Move-only RAII wrapper holding ``nanoarrow::UniqueSchema`` and
``nanoarrow::UniqueArray``. Self-contained and safe to send across
threads and channels.

IpcWriter
---------

Streaming Arrow IPC file writer. Writes ``.arrows`` files that can be
read by pyarrow, polars, DuckDB, and any Arrow-compatible tool. Supports
buffer-level compression: when built with ``DFTRACER_UTILS_ENABLE_ZSTD``,
``IpcCompression::ZSTD`` is available and used by default for new files,
producing pyarrow-compatible compressed IPC streams.

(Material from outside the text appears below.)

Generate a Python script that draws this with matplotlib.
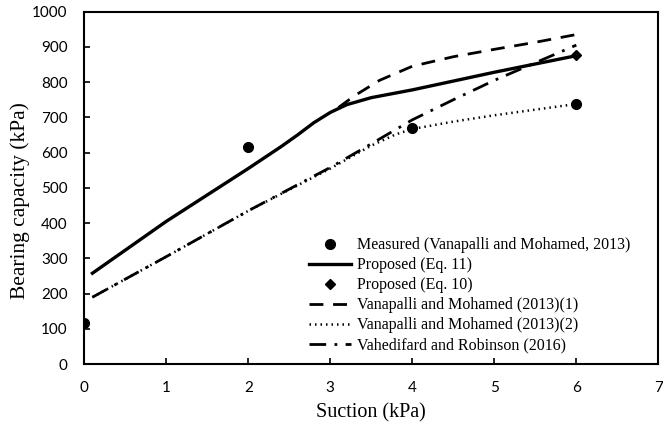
import matplotlib.pyplot as plt

# measured points
x_meas = [0, 2, 4, 6]
y_meas = [116, 617, 670, 738]

# proposed (Eq. 11)
x_eq11 = [0.1, 1, 2, 2.4, 2.6, 2.8, 3.0, 3.2, 3.5, 4, 5, 6]
y_eq11 = [258, 405, 555, 617, 650, 685, 714, 736, 756, 778, 828, 875]

# proposed (Eq. 10)
x_eq10 = [6]
y_eq10 = [876]

# Vanapalli and Mohamed (2013)(1)
x_vm1 = [3.1, 3.3, 3.6, 4, 4.5, 5, 5.5, 6]
y_vm1 = [728, 762, 805, 845, 872, 893, 913, 935]

# Vanapalli and Mohamed (2013)(2)
x_vm2 = [0.1, 1, 2, 3, 3.5, 3.8, 4, 4.5, 5, 5.5, 6]
y_vm2 = [190, 305, 435, 555, 620, 652, 667, 688, 706, 722, 738]

# Vahedifard and Robinson (2016)
x_vr = [0.1, 1, 2, 3, 3.5, 4, 4.5, 5, 5.5, 6]
y_vr = [190, 305, 435, 558, 625, 693, 750, 805, 855, 905]

serif = ['Liberation Serif', 'DejaVu Serif']
sans = ['Lato', 'DejaVu Sans']

fig = plt.figure(figsize=(6.63, 4.30), dpi=100)
ax = fig.add_axes([0.127, 0.153, 0.866, 0.82])

ax.plot(x_meas, y_meas, 'o', color='black', markersize=7,
        label='Measured (Vanapalli and Mohamed, 2013)', zorder=5)
ax.plot(x_eq11, y_eq11, '-', color='black', lw=2.4, label='Proposed (Eq. 11)')
ax.plot(x_eq10, y_eq10, 'D', color='black', markersize=5.5,
        label='Proposed (Eq. 10)', zorder=5)
ax.plot(x_vm1, y_vm1, color='black', lw=2, dashes=(5, 3.5),
        label='Vanapalli and Mohamed (2013)(1)')
ax.plot(x_vm2, y_vm2, color='black', lw=1.8, dashes=(0.6, 1.6),
        label='Vanapalli and Mohamed (2013)(2)')
ax.plot(x_vr, y_vr, color='black', lw=2, dashes=(6, 3, 1, 3),
        label='Vahedifard and Robinson (2016)')

ax.set_xlim(0, 7)
ax.set_ylim(0, 1000)
ax.set_xticks(range(0, 8))
ax.set_yticks(range(0, 1001, 100))
ax.tick_params(direction='in', length=4, width=1.2, pad=12)
for lab in ax.get_xticklabels() + ax.get_yticklabels():
    lab.set_family(sans)
    lab.set_fontsize(11)
for s in ax.spines.values():
    s.set_linewidth(1.5)

ax.set_xlabel('Suction (kPa)', family=serif, fontsize=14.5, labelpad=6)
ax.set_ylabel('Bearing capacity (kPa)', family=serif, fontsize=15.5)
ax.yaxis.set_label_coords(-0.095, 0.463)

ax.legend(loc='lower right', bbox_to_anchor=(0.977, -0.01), frameon=False,
          prop={'family': serif, 'size': 11.5}, handlelength=2.6,
          handletextpad=0.4, labelspacing=0.25)

fig.savefig('out.png', dpi=100)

Guarded by ``DFTRACER_UTILS_ENABLE_ARROW_IPC``.

IpcReader
---------

Streaming Arrow IPC file reader. Mirrors ``IpcWriter`` and yields one
``ArrowExportResult`` per record batch in the file. Supports buffer-level
ZSTD decompression compatible with pyarrow / polars / DuckDB outputs.

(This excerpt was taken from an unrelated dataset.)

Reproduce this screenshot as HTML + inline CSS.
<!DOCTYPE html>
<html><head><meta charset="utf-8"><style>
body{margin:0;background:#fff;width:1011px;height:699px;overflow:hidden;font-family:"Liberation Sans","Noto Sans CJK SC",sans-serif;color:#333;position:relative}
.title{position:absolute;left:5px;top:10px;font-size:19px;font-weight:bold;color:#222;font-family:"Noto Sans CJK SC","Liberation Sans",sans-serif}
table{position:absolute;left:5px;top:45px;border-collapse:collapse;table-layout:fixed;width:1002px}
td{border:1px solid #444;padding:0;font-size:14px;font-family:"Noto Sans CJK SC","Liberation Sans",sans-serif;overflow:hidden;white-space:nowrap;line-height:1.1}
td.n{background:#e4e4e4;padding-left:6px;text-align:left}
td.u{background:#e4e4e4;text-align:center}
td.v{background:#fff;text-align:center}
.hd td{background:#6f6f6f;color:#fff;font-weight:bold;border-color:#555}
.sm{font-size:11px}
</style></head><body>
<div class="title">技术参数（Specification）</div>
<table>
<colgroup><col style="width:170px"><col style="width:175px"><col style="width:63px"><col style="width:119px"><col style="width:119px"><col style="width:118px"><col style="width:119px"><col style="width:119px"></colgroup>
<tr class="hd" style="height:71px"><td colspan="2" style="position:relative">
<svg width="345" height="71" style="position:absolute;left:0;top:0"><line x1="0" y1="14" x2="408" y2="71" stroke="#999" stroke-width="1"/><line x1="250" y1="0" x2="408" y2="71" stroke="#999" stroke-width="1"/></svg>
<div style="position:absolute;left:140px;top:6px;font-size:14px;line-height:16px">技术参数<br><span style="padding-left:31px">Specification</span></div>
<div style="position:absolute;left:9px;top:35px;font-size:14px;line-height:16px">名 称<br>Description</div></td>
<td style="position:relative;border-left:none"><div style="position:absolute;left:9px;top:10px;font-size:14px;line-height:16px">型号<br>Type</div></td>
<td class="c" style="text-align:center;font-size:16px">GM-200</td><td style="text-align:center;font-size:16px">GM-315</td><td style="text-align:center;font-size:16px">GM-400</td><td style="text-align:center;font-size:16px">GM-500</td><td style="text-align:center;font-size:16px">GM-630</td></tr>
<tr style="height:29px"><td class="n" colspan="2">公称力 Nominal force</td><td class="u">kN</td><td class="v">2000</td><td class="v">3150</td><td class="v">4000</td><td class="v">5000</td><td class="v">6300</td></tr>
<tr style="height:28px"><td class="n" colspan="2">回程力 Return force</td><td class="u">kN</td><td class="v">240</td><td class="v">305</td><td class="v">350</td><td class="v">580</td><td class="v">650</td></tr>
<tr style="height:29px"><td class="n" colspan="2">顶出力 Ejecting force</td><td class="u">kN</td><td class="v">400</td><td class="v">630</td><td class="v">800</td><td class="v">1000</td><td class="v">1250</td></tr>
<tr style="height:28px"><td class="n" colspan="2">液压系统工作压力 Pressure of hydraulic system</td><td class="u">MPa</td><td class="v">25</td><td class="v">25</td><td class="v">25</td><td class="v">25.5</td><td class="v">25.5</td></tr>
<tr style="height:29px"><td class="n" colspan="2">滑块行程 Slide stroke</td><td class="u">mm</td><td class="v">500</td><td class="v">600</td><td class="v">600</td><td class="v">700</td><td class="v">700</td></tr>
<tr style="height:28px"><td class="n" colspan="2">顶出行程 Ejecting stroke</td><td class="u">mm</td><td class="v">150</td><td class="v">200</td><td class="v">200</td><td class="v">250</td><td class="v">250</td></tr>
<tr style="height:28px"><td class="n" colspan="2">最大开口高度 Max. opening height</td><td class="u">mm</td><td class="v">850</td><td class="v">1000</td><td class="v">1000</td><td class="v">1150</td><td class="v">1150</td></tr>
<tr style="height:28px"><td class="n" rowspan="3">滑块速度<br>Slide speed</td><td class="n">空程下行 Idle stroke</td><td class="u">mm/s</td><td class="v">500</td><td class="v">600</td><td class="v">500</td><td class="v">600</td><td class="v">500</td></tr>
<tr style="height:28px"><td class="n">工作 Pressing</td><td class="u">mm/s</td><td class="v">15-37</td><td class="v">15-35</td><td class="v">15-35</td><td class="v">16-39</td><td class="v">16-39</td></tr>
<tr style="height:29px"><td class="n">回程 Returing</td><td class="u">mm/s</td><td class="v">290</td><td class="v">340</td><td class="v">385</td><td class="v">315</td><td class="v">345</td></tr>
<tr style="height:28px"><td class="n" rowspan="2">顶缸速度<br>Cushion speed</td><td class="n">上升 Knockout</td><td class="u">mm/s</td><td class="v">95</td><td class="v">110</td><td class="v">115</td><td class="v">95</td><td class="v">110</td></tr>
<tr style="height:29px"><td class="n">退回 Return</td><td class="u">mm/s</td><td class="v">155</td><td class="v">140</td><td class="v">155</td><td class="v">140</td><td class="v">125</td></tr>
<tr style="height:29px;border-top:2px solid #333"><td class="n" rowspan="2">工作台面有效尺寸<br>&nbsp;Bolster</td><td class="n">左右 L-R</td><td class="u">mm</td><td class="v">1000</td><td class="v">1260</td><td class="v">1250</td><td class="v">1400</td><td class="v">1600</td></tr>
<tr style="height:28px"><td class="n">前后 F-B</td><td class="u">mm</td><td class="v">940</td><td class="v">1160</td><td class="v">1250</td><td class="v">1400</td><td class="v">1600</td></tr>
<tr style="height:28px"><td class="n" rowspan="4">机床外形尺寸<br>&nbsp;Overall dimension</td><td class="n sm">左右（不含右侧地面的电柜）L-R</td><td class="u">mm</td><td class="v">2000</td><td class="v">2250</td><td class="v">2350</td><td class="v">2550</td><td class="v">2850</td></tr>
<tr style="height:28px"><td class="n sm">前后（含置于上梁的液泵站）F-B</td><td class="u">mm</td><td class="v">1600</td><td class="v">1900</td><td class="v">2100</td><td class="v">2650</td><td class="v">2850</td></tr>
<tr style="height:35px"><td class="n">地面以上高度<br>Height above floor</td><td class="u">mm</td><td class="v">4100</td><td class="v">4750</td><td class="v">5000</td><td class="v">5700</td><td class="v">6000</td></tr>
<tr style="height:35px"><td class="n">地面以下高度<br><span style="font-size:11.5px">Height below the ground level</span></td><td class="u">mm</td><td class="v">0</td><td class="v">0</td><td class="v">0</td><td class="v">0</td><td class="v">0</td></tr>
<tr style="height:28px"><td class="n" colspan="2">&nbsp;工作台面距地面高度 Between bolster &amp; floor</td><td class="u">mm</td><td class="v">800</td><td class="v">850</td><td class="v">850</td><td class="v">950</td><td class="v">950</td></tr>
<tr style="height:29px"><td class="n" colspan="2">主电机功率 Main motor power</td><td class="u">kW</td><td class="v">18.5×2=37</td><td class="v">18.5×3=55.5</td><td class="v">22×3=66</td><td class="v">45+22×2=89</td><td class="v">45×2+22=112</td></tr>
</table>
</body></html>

Guarded by ``DFTRACER_UTILS_ENABLE_ARROW_IPC``.

PartitionWriter
---------------

Single-partition Arrow IPC sink with ``PartitionWriteStats`` tracking
(bytes, rows, batches). Used as the per-partition output of
``PartitionRouter`` and individually as a thin wrapper around
``IpcWriter`` when only one output stream is needed.

PartitionRouter
---------------

Multi-partition Arrow router. Takes an inbound ``ArrowExportResult`` plus
a ``PartitionConfig`` (partition key columns, output template, target
batch rows) and dispatches rows into one ``PartitionWriter`` per
partition value. Aggregates ``RouterWriteStats`` across all partitions.

Usage Example
-------------

.. code-block:: cpp

   #include <dftracer/utils/utilities/common/arrow/arrow.h>

   using namespace dftracer::utils::utilities::common::arrow;

   // Build a batch
   RecordBatchBuilder builder;
   builder.declare_schema({
       {"id", ColumnType::INT64},
       {"name", ColumnType::STRING},
       {"value", ColumnType::DOUBLE},
   });
   builder.append_int64(0, 42);
   builder.append_string(1, "hello");
   builder.append_double(2, 3.14);
   builder.end_row();
   auto batch = builder.finish();

   // Write to IPC file
   IpcWriter writer;
   writer.open("output.arrows");
   writer.write_batch(batch);
   writer.close();